The rebellion is really put down by Khoda Dad Khan, an Afghan warrior loyal to the Bengali’s white predecessor, Yardley-Orde, and to Orde’s second in command, Tallantire. It is Khoda Dad Khan who kills the mullah behind the uprising. In other words, it is he, Khoda Dad Khan, who is effectively the head of the district. It is he who realizes that revolt against the British is futile—a drain on human resources—and it is Kipling who realizes that the British can govern only with the consent of the indigenous population. Without consent, there can be only conquest—not the same thing as government by any means. Kipling knows that the Afghans rule themselves. What is more, they know it too, and it is marked in the story by a single subtle shift. When Orde dies, he speaks affectionately to the Afghans as children. “For though ye be strong men, ye are children” is his almost final word. “Children”—the great, standard, patronizing imperialist epithet, designed to demean the dignity of another race.
Kipling is careful, though, in his coda, to mark and salve this sensitivity. Tallantire and Khoda Dad Khan are discussing the Bengali’s successor. Fully aware of where power really lies, both men connive at the myth of British rule. Tallantire “thunders” at Khoda Dad
Khan that his people are “children and fools,” that “the Government will send you a man” to rule the district. To which Khoda Dad Khan, momentarily lapsing from his part in the imperialist charade, lets slip the truth: “Ay,”…“for we also be men.”
The moral of “The Head of the District” for literary critics is that there is no such thing as “the Indian” or “the native.” In this story there is the Afghan (or the Pathan) and there is the Bengali. Kipling distinguishes between them.
Two crucial letters maintain this distinction and complicate it. They were written to Margaret Burne-Jones when Kipling was still working at The Civil and Military Gazette. They are dated September 27, 1885, and November 28, 1885, to January 11, 1886. I want to discuss the second letter in detail because I think it is seriously misrepresented in Andrew Lycett’s account (p. 119 ff).
Kipling’s second letter first of all attacks the concept of “the native”: “When you write ‘native’ who do you mean? The Mahommedan who hates the Hindu; the Hindu who hates the Mahommedan; the Sikh who loathes both; or the semi-anglicised product of our Indian colleges who is hated and despised by Sikh, Hindu and Mahommedan….”

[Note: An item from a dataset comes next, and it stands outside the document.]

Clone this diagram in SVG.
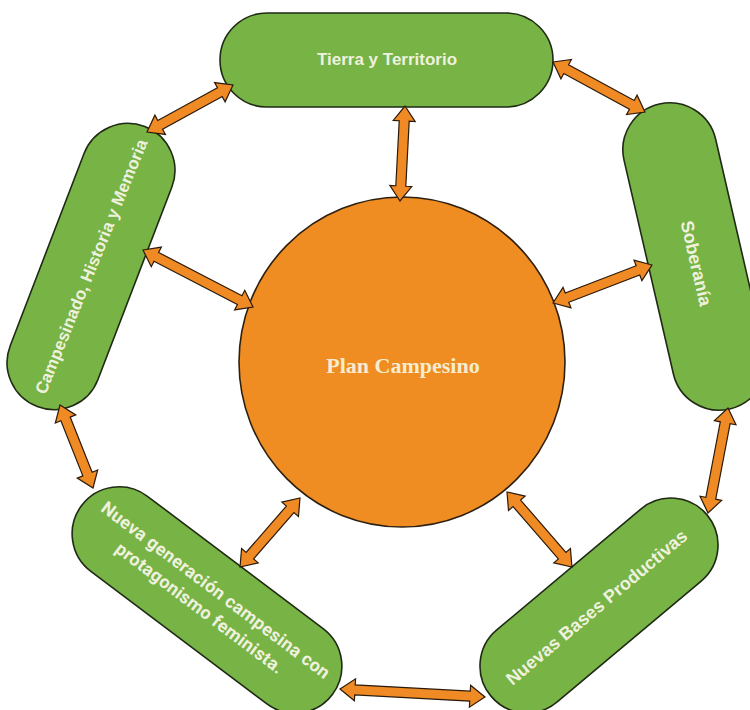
<svg xmlns="http://www.w3.org/2000/svg" width="750" height="710" viewBox="0 0 750 710">
<style>
.pill{fill:#77b345;stroke:#1f2a14;stroke-width:1.6}
.lbl{font-family:"Liberation Sans",Arial,sans-serif;font-weight:bold;fill:#eef1de;text-anchor:middle}
.lbl2{font-family:Roboto,"Liberation Sans",sans-serif;font-weight:bold;fill:#eef1de;text-anchor:middle}
.arr{fill:#ef8a24;stroke:#2a1a0a;stroke-width:1.2;stroke-linejoin:miter}
</style>
<rect width="750" height="710" fill="#ffffff"/>
<g id="plan-campesino">
<ellipse cx="402" cy="362" rx="163" ry="165" fill="#ef8c22" stroke="#2e2010" stroke-width="1.6"/>
<text x="403" y="373" font-family="Liberation Serif,'Times New Roman',serif" font-weight="bold" font-size="22" fill="#f6ecd0" text-anchor="middle">Plan Campesino</text>
</g>
<g id="tierra">
<rect class="pill" x="220" y="13" width="333" height="94" rx="47"/>
<text class="lbl" x="387" y="65" font-size="17">Tierra y Territorio</text>
</g>
<g id="campesinado" transform="translate(91,266.5) rotate(-69)">
<rect class="pill" x="-150" y="-47" width="300" height="94" rx="47"/>
<text class="lbl" x="0" y="6" font-size="17" transform="rotate(1)">Campesinado, Historia y Memoria</text>
</g>
<g id="soberania" transform="translate(694.5,256.5) rotate(77)">
<rect class="pill" x="-156.5" y="-47" width="313" height="94" rx="47"/>
<text class="lbl" x="7" y="6" font-size="18">Soberanía</text>
</g>
<g id="nueva-generacion" transform="translate(207,600) rotate(37)">
<rect class="pill" x="-157" y="-47" width="314" height="94" rx="47"/>
<text class="lbl2" x="1" y="-7" font-size="18" letter-spacing="0.3">Nueva generación campesina con</text>
<text class="lbl2" x="-1" y="17" font-size="18" letter-spacing="0.3">protagonismo feminista.</text>
</g>
<g id="nuevas-bases" transform="translate(599,605.5) rotate(-40)">
<rect class="pill" x="-141" y="-47" width="282" height="94" rx="47"/>
<text class="lbl" x="-3" y="6" font-size="18">Nuevas Bases Productivas</text>
</g>
<g id="connectors">
<path class="arr" transform="translate(147,132) rotate(-28.65)" d="M0,0 L15,-11 L15,-5 L83,-5 L83,-11 L98,0 L83,11 L83,5 L15,5 L15,11 Z"/>
<path class="arr" transform="translate(553,62) rotate(28.52)" d="M0,0 L15,-11 L15,-5 L89.7,-5 L89.7,-11 L104.7,0 L89.7,11 L89.7,5 L15,5 L15,11 Z"/>
<path class="arr" transform="translate(405,106) rotate(93)" d="M0,0 L15,-11 L15,-5 L80.1,-5 L80.1,-11 L95.1,0 L80.1,11 L80.1,5 L15,5 L15,11 Z"/>
<path class="arr" transform="translate(143,250) rotate(27.39)" d="M0,0 L15,-11 L15,-5 L108.9,-5 L108.9,-11 L123.9,0 L108.9,11 L108.9,5 L15,5 L15,11 Z"/>
<path class="arr" transform="translate(553,303) rotate(-21)" d="M0,0 L15,-11 L15,-5 L91,-5 L91,-11 L106,0 L91,11 L91,5 L15,5 L15,11 Z"/>
<path class="arr" transform="translate(728,408) rotate(100.78)" d="M0,0 L15,-11 L15,-5 L91.9,-5 L91.9,-11 L106.9,0 L91.9,11 L91.9,5 L15,5 L15,11 Z"/>
<path class="arr" transform="translate(60,405) rotate(68.3)" d="M0,0 L15,-11 L15,-5 L74.3,-5 L74.3,-11 L89.3,0 L74.3,11 L74.3,5 L15,5 L15,11 Z"/>
<path class="arr" transform="translate(300,498) rotate(131)" d="M0,0 L15,-11 L15,-5 L76.4,-5 L76.4,-11 L91.4,0 L76.4,11 L76.4,5 L15,5 L15,11 Z"/>
<path class="arr" transform="translate(507,492) rotate(49.1)" d="M0,0 L15,-11 L15,-5 L84.2,-5 L84.2,-11 L99.2,0 L84.2,11 L84.2,5 L15,5 L15,11 Z"/>
<path class="arr" transform="translate(340,689) rotate(3.16)" d="M0,0 L15,-11 L15,-5 L130.2,-5 L130.2,-11 L145.2,0 L130.2,11 L130.2,5 L15,5 L15,11 Z"/>
</g>
</svg>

Kipling recorded these distinctions. He didn’t invent them. And they still exist. In the aftermath of the 2001 race riots in Oldham, the Today radio program had an interview in which a Hindu woman complained about the blanket label “Asians”—and blamed the riots on sections of the Moslem community.
You might maintain that, nevertheless, Kipling despises the Bengali babu, whom he makes his target in “The Head of the District.” It is true that, on the whole, Bengalis get poor press from Kipling. The panic of Grish Chunder Dé is reproduced in From Sea to Sea (vol. 2, “The Giridih Coal-Fields”) where Kipling sketches an imagined mining accident in which the Bengali babu panics and blames everything on the gang-Sidar. Kipling’s verdict is “The best of accountants, but the poorest of coroners is he.”
“The best of accountants.” Kipling does pay tribute to this specific quality, this aptitude, in the Bengali babu. In “Among the Railway Folk” (vol. 2, p. 281), he closes with this paean: “The Babus make beautiful accountants, and if we could only see it, a merciful providence has made the Babu for figures and detail. Without him, the dividends of any company would be eaten up by the expenses of English or city-bred clerks. The Babu is a great man, and, to respect him, you must see five score or so of him in a room a hundred yards long, bending over ledgers, ledgers, and yet more ledgers—silent as the Sphinx and busy as a bee.”